Ways to Give
Finding the Right Strategies
Once you’ve chosen your beneficiaries, the next step is to select the best estate planning arrangements to implement your wishes. Keep in mind the needs of your beneficiaries, the protection of your money, and the impact of estate taxes. Here are some components of an estate plan.
Your will. This disposes of your assets that won’t pass by other means and allows you to name a personal representative (executor) to settle your estate.
Title arrangements. These can supersede the terms of your will. E.g., you may hold your home in a form of joint tenancy with your spouse, which entitles the survivor to full and outright ownership of that asset.
Retirement plans. Benefits from your employer, a rollover IRA, or other retirement plan after your lifetime, will be paid to the beneficiaries you have designated in the plan.
Life insurance. The proceeds are payable to the beneficiaries you’ve named under the options you selected in your policies or subsequent endorsements.
Buy-sell agreement. This governs the sale of a closely held business, with the proceeds payable to a beneficiary named by the deceased owner.
Trusts. You can create a trust in your will or by an agreement; the disposition of the trust assets will be governed by the terms of the trust agreement.
Life income plans. In return for a gift to us or another charitable organization, you can arrange a life income for yourself and even a survivor from a charitable remainder trust or other plan. Ultimately, the remainder will be distributed to the charitable organization you’ve named in the plan.
Gifts of appreciated stocks or bonds. You can contribute long-term appreciated securities (stocks or bonds held for over a year) and get a charitable deduction for the full present fair market value, and avoid capital gains tax on the appreciation.
Gifts of real estate. Real property (e.g., house or land) that has been held long-term makes an excellent charitable contribution. You obtain an income tax charitable deduction equal to the property’s full fair market value instead of the lower cost basis and avoid capital gains tax on the property’s appreciation. The transfer isn’t subject to the gift tax, and it reduces your taxable estate. You can give us your home but enjoy its use for life by setting up a retained life estate.
Gifts are subject to review under gift acceptance policy. Appraisals required to establish value for tax purposes is the responsibility of the donor.
Endowments
When you make a gift to our endowment fund, it can either be outright or deferred (such as through a bequest in a will or trust). Either way, your one gift can turn into a legacy of annual gifts long into the future.

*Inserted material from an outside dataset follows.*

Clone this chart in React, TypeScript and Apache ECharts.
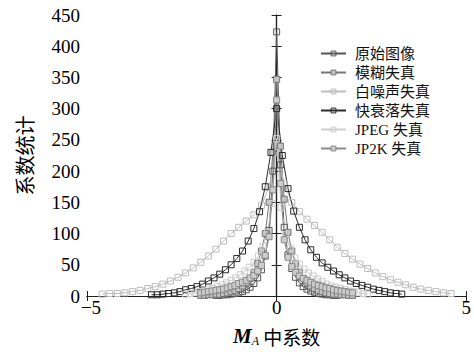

An endowment fund is a permanent fund invested to earn income each year, and as the principal grows, so does the income. A portion of the income is rolled back into the endowed fund to help grow the principal and a portion of the income is spent for the purpose stated in the endowment agreement. Approximately 5% is available to be spent each year (example: $50,000 cash donation for endowment creates $2,500 in available annual income for the Museum). This policy allows for the continual growth of both principal and income and thus the fund lasts in perpetuity.
Endowed funds from $50,000 - $249,999 support museum education programs, scholarships and internships for students. These endowment funds are published annually to recognize and honor the legacy of donors. Endowments of $250,000 and above may be identified with the donor name and established for a specific purpose defined by the donor such as operations, exhibitions, publications, art acquisitions and art conservation, or education and performance programs.
Endowment funds are a conservative and intelligent attempt to guarantee the future of our mission and to enhance the quality of our opportunities for service. And they allow you to leave a legacy.